----- Stored data -----

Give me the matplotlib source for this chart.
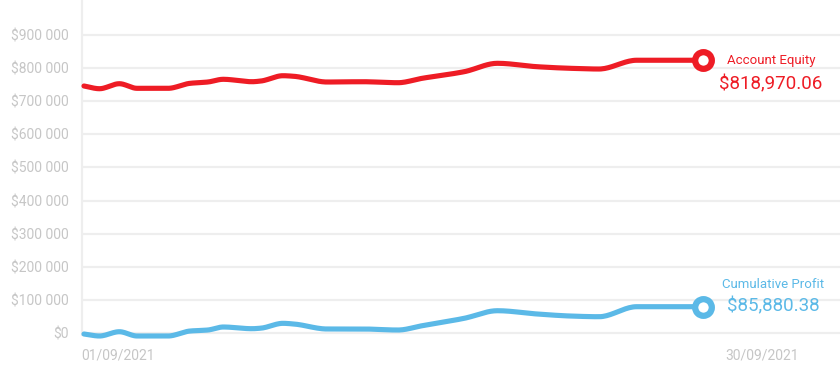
import matplotlib
matplotlib.use("Agg")
import matplotlib.pyplot as plt
import numpy as np

# x positions in days since 01/09/2021
days = [0, 0.7, 1.6, 2.4, 3.8, 4.8, 5.6, 6.3, 7.6, 8.0, 9.0, 9.5, 11.0,
        12.6, 14.2, 15.3, 17.2, 18.7, 20.5, 22.0, 23.3, 25.0, 28.0]
equity = [745400, 737200, 752300, 738400, 738400, 753500, 757400, 765600,
          758300, 760400, 776400, 774600, 757400, 758300, 755300, 768600,
          788500, 813800, 803500, 798700, 796600, 823000, 823000]
profit = [-2100, -8100, 4800, -8100, -8100, 6900, 9900, 19000, 13900, 15500,
          30100, 28000, 13000, 13000, 9900, 22900, 45200, 68100, 58200, 52100,
          50000, 80200, 80200]
y_ticks = [0, 100000, 200000, 300000, 400000, 500000, 600000, 700000, 800000, 900000]
x_ticks = [0, 29]
x_tick_labels = ["01/09/2021", "30/09/2021"]
equity_label = "Account Equity"
equity_value = "$818,970.06"
profit_label = "Cumulative Profit"
profit_value = "$85,880.38"

RED = "#ee1c25"
BLUE = "#5bb9e7"
GRAY = "#c6c6c6"
GRID = "#eeeeee"


def monotone_curve(x, y, n=20):
    """Monotone cubic (Fritsch-Carlson) rendering of a polyline."""
    x = np.asarray(x, float)
    y = np.asarray(y, float)
    h = np.diff(x)
    d = np.diff(y) / h
    m = np.zeros_like(y)
    m[0], m[-1] = d[0], d[-1]
    for i in range(1, len(y) - 1):
        if d[i - 1] * d[i] <= 0:
            m[i] = 0
        else:
            w1 = 2 * h[i] + h[i - 1]
            w2 = h[i] + 2 * h[i - 1]
            m[i] = (w1 + w2) / (w1 / d[i - 1] + w2 / d[i])
    xs, ys = [], []
    for i in range(len(x) - 1):
        t = np.linspace(0, 1, n, endpoint=False)
        h00 = 2 * t**3 - 3 * t**2 + 1
        h10 = t**3 - 2 * t**2 + t
        h01 = -2 * t**3 + 3 * t**2
        h11 = t**3 - t**2
        xs.append(x[i] + t * h[i])
        ys.append(h00 * y[i] + h10 * h[i] * m[i] + h01 * y[i + 1] + h11 * h[i] * m[i + 1])
    xs.append([x[-1]])
    ys.append([y[-1]])
    return np.concatenate(xs), np.concatenate(ys)


plt.rcParams["font.family"] = ["Roboto", "DejaVu Sans"]

fig = plt.figure(figsize=(8.4, 3.83), dpi=100)
ax = fig.add_axes([82 / 840, 48 / 383, 758 / 840, 335 / 383])

ax.set_ylim(-5100, 1004600)
ax.set_xlim(-0.09, 34.2)

ax.set_yticks(y_ticks)
ax.set_yticklabels(["$" + format(v, ",").replace(",", " ") for v in y_ticks])
ax.set_xticks(x_ticks)
ax.set_xticklabels([])
ax.tick_params(axis="both", length=0, colors=GRAY, labelsize=10)
ax.tick_params(axis="y", pad=9.5)
for xv, lab, dx in zip(x_ticks, x_tick_labels, [-3, 0]):
    ax.annotate(lab, xy=(xv, 0), xycoords=ax.get_xaxis_transform(),
                xytext=(dx, -21), textcoords="offset pixels",
                ha="left", va="center", color=GRAY, fontsize=10,
                annotation_clip=False)

ax.grid(axis="y", color=GRID, linewidth=1.6)
ax.grid(axis="x", visible=False)
ax.set_axisbelow(True)
for s in ["top", "right", "bottom"]:
    ax.spines[s].set_visible(False)
ax.spines["left"].set_color(GRID)
ax.spines["left"].set_linewidth(1.6)

for series, col in [(equity, RED), (profit, BLUE)]:
    sx, sy = monotone_curve(days, series)
    ax.plot(sx, sy, color=col, linewidth=3.7, solid_joinstyle="round",
            solid_capstyle="round", clip_on=False, zorder=3)
    ax.plot([days[-1]], [series[-1]], marker="o", markersize=12, markeredgewidth=4.5,
            markerfacecolor="white", markeredgecolor=col, clip_on=False, zorder=4)

ax.annotate(equity_label, xy=(days[-1], equity[-1]), xytext=(68, 0),
            textcoords="offset pixels", ha="center", va="center",
            color=RED, fontsize=9.5)
ax.annotate(equity_value, xy=(days[-1], equity[-1]), xytext=(68, -24),
            textcoords="offset pixels", ha="center", va="center",
            color=RED, fontsize=13.5)
ax.annotate(profit_label, xy=(days[-1], profit[-1]), xytext=(70, 22),
            textcoords="offset pixels", ha="center", va="center",
            color=BLUE, fontsize=9.5)
ax.annotate(profit_value, xy=(days[-1], profit[-1]), xytext=(70, 0),
            textcoords="offset pixels", ha="center", va="center",
            color=BLUE, fontsize=13.5)

fig.savefig("out.png", dpi=100)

-----

== To do ==
Repeat all of the data above word for word, minus the pictures.

== Worked solution ==
Give me the matplotlib source for this chart.
import matplotlib
matplotlib.use("Agg")
import matplotlib.pyplot as plt
import numpy as np

# x positions in days since 01/09/2021
days = [0, 0.7, 1.6, 2.4, 3.8, 4.8, 5.6, 6.3, 7.6, 8.0, 9.0, 9.5, 11.0,
        12.6, 14.2, 15.3, 17.2, 18.7, 20.5, 22.0, 23.3, 25.0, 28.0]
equity = [745400, 737200, 752300, 738400, 738400, 753500, 757400, 765600,
          758300, 760400, 776400, 774600, 757400, 758300, 755300, 768600,
          788500, 813800, 803500, 798700, 796600, 823000, 823000]
profit = [-2100, -8100, 4800, -8100, -8100, 6900, 9900, 19000, 13900, 15500,
          30100, 28000, 13000, 13000, 9900, 22900, 45200, 68100, 58200, 52100,
          50000, 80200, 80200]
y_ticks = [0, 100000, 200000, 300000, 400000, 500000, 600000, 700000, 800000, 900000]
x_ticks = [0, 29]
x_tick_labels = ["01/09/2021", "30/09/2021"]
equity_label = "Account Equity"
equity_value = "$818,970.06"
profit_label = "Cumulative Profit"
profit_value = "$85,880.38"

RED = "#ee1c25"
BLUE = "#5bb9e7"
GRAY = "#c6c6c6"
GRID = "#eeeeee"


def monotone_curve(x, y, n=20):
    """Monotone cubic (Fritsch-Carlson) rendering of a polyline."""
    x = np.asarray(x, float)
    y = np.asarray(y, float)
    h = np.diff(x)
    d = np.diff(y) / h
    m = np.zeros_like(y)
    m[0], m[-1] = d[0], d[-1]
    for i in range(1, len(y) - 1):
        if d[i - 1] * d[i] <= 0:
            m[i] = 0
        else:
            w1 = 2 * h[i] + h[i - 1]
            w2 = h[i] + 2 * h[i - 1]
            m[i] = (w1 + w2) / (w1 / d[i - 1] + w2 / d[i])
    xs, ys = [], []
    for i in range(len(x) - 1):
        t = np.linspace(0, 1, n, endpoint=False)
        h00 = 2 * t**3 - 3 * t**2 + 1
        h10 = t**3 - 2 * t**2 + t
        h01 = -2 * t**3 + 3 * t**2
        h11 = t**3 - t**2
        xs.append(x[i] + t * h[i])
        ys.append(h00 * y[i] + h10 * h[i] * m[i] + h01 * y[i + 1] + h11 * h[i] * m[i + 1])
    xs.append([x[-1]])
    ys.append([y[-1]])
    return np.concatenate(xs), np.concatenate(ys)


plt.rcParams["font.family"] = ["Roboto", "DejaVu Sans"]

fig = plt.figure(figsize=(8.4, 3.83), dpi=100)
ax = fig.add_axes([82 / 840, 48 / 383, 758 / 840, 335 / 383])

ax.set_ylim(-5100, 1004600)
ax.set_xlim(-0.09, 34.2)

ax.set_yticks(y_ticks)
ax.set_yticklabels(["$" + format(v, ",").replace(",", " ") for v in y_ticks])
ax.set_xticks(x_ticks)
ax.set_xticklabels([])
ax.tick_params(axis="both", length=0, colors=GRAY, labelsize=10)
ax.tick_params(axis="y", pad=9.5)
for xv, lab, dx in zip(x_ticks, x_tick_labels, [-3, 0]):
    ax.annotate(lab, xy=(xv, 0), xycoords=ax.get_xaxis_transform(),
                xytext=(dx, -21), textcoords="offset pixels",
                ha="left", va="center", color=GRAY, fontsize=10,
                annotation_clip=False)

ax.grid(axis="y", color=GRID, linewidth=1.6)
ax.grid(axis="x", visible=False)
ax.set_axisbelow(True)
for s in ["top", "right", "bottom"]:
    ax.spines[s].set_visible(False)
ax.spines["left"].set_color(GRID)
ax.spines["left"].set_linewidth(1.6)

for series, col in [(equity, RED), (profit, BLUE)]:
    sx, sy = monotone_curve(days, series)
    ax.plot(sx, sy, color=col, linewidth=3.7, solid_joinstyle="round",
            solid_capstyle="round", clip_on=False, zorder=3)
    ax.plot([days[-1]], [series[-1]], marker="o", markersize=12, markeredgewidth=4.5,
            markerfacecolor="white", markeredgecolor=col, clip_on=False, zorder=4)

ax.annotate(equity_label, xy=(days[-1], equity[-1]), xytext=(68, 0),
            textcoords="offset pixels", ha="center", va="center",
            color=RED, fontsize=9.5)
ax.annotate(equity_value, xy=(days[-1], equity[-1]), xytext=(68, -24),
            textcoords="offset pixels", ha="center", va="center",
            color=RED, fontsize=13.5)
ax.annotate(profit_label, xy=(days[-1], profit[-1]), xytext=(70, 22),
            textcoords="offset pixels", ha="center", va="center",
            color=BLUE, fontsize=9.5)
ax.annotate(profit_value, xy=(days[-1], profit[-1]), xytext=(70, 0),
            textcoords="offset pixels", ha="center", va="center",
            color=BLUE, fontsize=13.5)

fig.savefig("out.png", dpi=100)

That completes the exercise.